The Afterlife Of A Theme
“Musicians” seeds a lineage in European art: staged concerts with handsome youths, close-up instruments, and the sensual hush of practice. But few successors match Caravaggio’s psychological intensity or his ability to keep allegory grounded in touch. Later painters often drift toward theatrical genre, while Caravaggio keeps the mystery immediate. His achievement lies in the balance: enough symbolism to deepen the scene, enough realism to keep it honest.
Why This Early Work Matters
Seen alongside Caravaggio’s later religious masterpieces, “Musicians” may seem modest. Yet it teaches crucial lessons the artist would carry forward. It proves that sacred feeling can develop from ordinary concentration, that intimacy is more moving than spectacle, and that light’s authority is earned by its obedience to the physical world. The painting also demonstrates his unmatched command of the human face at close range, a skill that would give future saints and sinners their unforgettable presence.
Conclusion
“Musicians” is a compact universe of listening bodies, poised hands, and shared breath.
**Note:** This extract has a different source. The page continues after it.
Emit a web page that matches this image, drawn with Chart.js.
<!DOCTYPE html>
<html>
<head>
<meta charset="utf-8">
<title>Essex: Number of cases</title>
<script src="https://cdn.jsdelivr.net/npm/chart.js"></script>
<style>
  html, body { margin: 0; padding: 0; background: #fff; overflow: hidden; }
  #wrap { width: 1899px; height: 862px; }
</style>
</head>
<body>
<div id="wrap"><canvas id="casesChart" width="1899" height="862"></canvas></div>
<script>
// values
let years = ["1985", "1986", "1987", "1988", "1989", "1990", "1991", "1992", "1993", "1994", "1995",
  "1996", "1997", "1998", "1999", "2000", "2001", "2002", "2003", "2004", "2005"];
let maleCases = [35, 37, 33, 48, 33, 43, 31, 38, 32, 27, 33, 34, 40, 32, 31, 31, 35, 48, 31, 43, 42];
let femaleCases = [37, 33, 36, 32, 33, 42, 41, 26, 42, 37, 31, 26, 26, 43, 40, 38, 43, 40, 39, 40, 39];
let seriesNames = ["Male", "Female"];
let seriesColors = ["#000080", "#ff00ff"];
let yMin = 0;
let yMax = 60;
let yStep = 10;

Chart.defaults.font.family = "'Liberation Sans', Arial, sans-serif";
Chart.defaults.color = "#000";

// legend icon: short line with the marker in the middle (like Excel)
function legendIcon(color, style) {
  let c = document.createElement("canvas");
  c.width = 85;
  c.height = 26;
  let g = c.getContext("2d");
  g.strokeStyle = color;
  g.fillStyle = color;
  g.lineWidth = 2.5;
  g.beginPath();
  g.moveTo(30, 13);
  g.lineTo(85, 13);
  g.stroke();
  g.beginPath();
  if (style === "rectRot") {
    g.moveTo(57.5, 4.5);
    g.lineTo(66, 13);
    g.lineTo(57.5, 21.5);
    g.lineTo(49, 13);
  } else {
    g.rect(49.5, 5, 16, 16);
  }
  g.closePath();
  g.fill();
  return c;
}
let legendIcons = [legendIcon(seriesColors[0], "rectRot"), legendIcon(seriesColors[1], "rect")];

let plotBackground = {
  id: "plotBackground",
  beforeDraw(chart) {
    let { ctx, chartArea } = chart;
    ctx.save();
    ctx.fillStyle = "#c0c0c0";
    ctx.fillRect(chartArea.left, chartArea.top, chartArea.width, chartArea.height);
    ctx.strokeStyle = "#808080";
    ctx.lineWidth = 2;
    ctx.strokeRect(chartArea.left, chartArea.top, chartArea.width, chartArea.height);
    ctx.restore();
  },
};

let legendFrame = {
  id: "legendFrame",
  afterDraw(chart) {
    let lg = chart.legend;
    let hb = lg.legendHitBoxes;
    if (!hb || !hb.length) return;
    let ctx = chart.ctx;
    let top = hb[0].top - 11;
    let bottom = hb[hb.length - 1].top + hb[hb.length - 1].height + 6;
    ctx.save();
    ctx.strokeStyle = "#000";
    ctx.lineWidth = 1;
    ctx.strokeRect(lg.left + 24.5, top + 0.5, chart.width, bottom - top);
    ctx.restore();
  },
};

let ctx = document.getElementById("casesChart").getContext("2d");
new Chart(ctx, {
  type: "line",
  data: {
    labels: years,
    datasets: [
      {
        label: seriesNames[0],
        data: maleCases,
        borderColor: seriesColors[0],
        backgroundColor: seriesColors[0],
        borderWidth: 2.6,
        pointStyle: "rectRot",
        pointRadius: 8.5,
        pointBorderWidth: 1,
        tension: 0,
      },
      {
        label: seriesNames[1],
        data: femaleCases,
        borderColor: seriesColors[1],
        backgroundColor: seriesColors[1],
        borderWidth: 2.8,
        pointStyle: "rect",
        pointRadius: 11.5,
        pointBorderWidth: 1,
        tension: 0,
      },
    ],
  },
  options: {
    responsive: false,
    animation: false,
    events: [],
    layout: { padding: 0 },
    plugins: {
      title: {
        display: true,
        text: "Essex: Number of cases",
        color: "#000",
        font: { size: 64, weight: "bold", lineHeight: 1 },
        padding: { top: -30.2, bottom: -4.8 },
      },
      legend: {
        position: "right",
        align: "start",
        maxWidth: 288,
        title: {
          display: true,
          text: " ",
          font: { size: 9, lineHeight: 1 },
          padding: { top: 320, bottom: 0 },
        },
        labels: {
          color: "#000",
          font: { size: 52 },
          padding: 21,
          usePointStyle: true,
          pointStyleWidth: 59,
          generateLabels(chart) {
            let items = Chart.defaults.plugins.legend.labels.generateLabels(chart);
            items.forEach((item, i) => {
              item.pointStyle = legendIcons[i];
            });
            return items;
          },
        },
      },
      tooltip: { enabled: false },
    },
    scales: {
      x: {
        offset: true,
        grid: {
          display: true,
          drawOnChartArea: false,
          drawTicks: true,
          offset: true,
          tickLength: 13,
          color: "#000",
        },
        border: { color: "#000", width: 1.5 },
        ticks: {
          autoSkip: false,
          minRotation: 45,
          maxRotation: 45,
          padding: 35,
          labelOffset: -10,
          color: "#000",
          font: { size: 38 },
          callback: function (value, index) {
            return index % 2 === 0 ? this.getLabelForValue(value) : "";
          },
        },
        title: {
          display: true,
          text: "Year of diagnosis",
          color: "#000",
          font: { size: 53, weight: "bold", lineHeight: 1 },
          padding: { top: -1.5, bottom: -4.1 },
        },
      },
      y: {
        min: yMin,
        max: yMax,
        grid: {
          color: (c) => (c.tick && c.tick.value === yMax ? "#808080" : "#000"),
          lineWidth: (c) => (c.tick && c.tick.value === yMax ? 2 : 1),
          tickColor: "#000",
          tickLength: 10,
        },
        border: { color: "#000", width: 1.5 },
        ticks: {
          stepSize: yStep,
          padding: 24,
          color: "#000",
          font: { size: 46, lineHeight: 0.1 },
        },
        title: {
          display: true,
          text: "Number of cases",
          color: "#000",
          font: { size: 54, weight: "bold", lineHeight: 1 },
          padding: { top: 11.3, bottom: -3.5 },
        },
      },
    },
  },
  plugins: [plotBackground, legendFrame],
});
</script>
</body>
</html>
Caravaggio compresses four figures into a single, audible hush and lets light shape their labor into beauty. Instruments become extensions of touch; cloth and skin conspire to register warmth; Cupid quietly reminds us that harmony is born where attention and desire meet. In this early canvas the painter articulates the credo that will guide his career: the human moment, observed with radical sincerity, is enough to carry the whole weight of art.